== Material supplied

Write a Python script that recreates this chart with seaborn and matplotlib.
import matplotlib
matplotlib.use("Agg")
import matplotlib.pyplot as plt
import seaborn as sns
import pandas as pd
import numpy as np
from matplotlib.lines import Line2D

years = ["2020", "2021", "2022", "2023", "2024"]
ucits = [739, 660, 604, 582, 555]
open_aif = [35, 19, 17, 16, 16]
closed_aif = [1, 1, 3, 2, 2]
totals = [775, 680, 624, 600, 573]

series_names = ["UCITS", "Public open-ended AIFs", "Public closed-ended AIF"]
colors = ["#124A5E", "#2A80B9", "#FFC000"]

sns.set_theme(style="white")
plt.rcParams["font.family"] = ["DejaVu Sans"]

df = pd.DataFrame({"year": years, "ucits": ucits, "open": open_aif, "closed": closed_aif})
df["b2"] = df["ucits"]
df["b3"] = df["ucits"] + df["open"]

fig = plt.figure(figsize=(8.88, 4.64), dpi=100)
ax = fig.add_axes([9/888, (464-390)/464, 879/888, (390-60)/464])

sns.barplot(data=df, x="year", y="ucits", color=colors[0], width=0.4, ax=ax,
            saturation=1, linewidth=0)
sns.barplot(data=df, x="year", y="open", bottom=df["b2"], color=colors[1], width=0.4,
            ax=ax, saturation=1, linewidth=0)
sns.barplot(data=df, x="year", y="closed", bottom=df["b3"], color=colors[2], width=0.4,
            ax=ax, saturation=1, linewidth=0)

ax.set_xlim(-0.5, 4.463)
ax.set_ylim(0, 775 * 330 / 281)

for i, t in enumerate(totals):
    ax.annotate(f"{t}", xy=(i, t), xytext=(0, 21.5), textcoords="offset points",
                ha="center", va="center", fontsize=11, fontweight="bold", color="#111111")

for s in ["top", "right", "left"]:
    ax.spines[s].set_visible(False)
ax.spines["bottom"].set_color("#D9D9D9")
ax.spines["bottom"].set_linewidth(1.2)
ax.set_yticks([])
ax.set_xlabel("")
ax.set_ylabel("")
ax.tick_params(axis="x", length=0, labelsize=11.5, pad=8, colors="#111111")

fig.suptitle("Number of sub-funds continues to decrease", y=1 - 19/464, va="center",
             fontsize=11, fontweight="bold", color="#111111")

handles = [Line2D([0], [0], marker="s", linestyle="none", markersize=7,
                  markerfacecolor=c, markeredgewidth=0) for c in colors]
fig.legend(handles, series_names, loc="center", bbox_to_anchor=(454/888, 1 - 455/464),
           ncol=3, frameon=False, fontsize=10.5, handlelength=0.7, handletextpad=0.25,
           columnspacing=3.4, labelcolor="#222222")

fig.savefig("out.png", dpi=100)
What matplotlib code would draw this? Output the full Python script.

====

**Job**
Go through the listing and print each line exactly as it appears.

**The answer**
Write a Python script that recreates this chart with seaborn and matplotlib.
import matplotlib
matplotlib.use("Agg")
import matplotlib.pyplot as plt
import seaborn as sns
import pandas as pd
import numpy as np
from matplotlib.lines import Line2D

years = ["2020", "2021", "2022", "2023", "2024"]
ucits = [739, 660, 604, 582, 555]
open_aif = [35, 19, 17, 16, 16]
closed_aif = [1, 1, 3, 2, 2]
totals = [775, 680, 624, 600, 573]

series_names = ["UCITS", "Public open-ended AIFs", "Public closed-ended AIF"]
colors = ["#124A5E", "#2A80B9", "#FFC000"]

sns.set_theme(style="white")
plt.rcParams["font.family"] = ["DejaVu Sans"]

df = pd.DataFrame({"year": years, "ucits": ucits, "open": open_aif, "closed": closed_aif})
df["b2"] = df["ucits"]
df["b3"] = df["ucits"] + df["open"]

fig = plt.figure(figsize=(8.88, 4.64), dpi=100)
ax = fig.add_axes([9/888, (464-390)/464, 879/888, (390-60)/464])

sns.barplot(data=df, x="year", y="ucits", color=colors[0], width=0.4, ax=ax,
            saturation=1, linewidth=0)
sns.barplot(data=df, x="year", y="open", bottom=df["b2"], color=colors[1], width=0.4,
            ax=ax, saturation=1, linewidth=0)
sns.barplot(data=df, x="year", y="closed", bottom=df["b3"], color=colors[2], width=0.4,
            ax=ax, saturation=1, linewidth=0)

ax.set_xlim(-0.5, 4.463)
ax.set_ylim(0, 775 * 330 / 281)

for i, t in enumerate(totals):
    ax.annotate(f"{t}", xy=(i, t), xytext=(0, 21.5), textcoords="offset points",
                ha="center", va="center", fontsize=11, fontweight="bold", color="#111111")

for s in ["top", "right", "left"]:
    ax.spines[s].set_visible(False)
ax.spines["bottom"].set_color("#D9D9D9")
ax.spines["bottom"].set_linewidth(1.2)
ax.set_yticks([])
ax.set_xlabel("")
ax.set_ylabel("")
ax.tick_params(axis="x", length=0, labelsize=11.5, pad=8, colors="#111111")

fig.suptitle("Number of sub-funds continues to decrease", y=1 - 19/464, va="center",
             fontsize=11, fontweight="bold", color="#111111")

handles = [Line2D([0], [0], marker="s", linestyle="none", markersize=7,
                  markerfacecolor=c, markeredgewidth=0) for c in colors]
fig.legend(handles, series_names, loc="center", bbox_to_anchor=(454/888, 1 - 455/464),
           ncol=3, frameon=False, fontsize=10.5, handlelength=0.7, handletextpad=0.25,
           columnspacing=3.4, labelcolor="#222222")

fig.savefig("out.png", dpi=100)
What matplotlib code would draw this? Output the full Python script.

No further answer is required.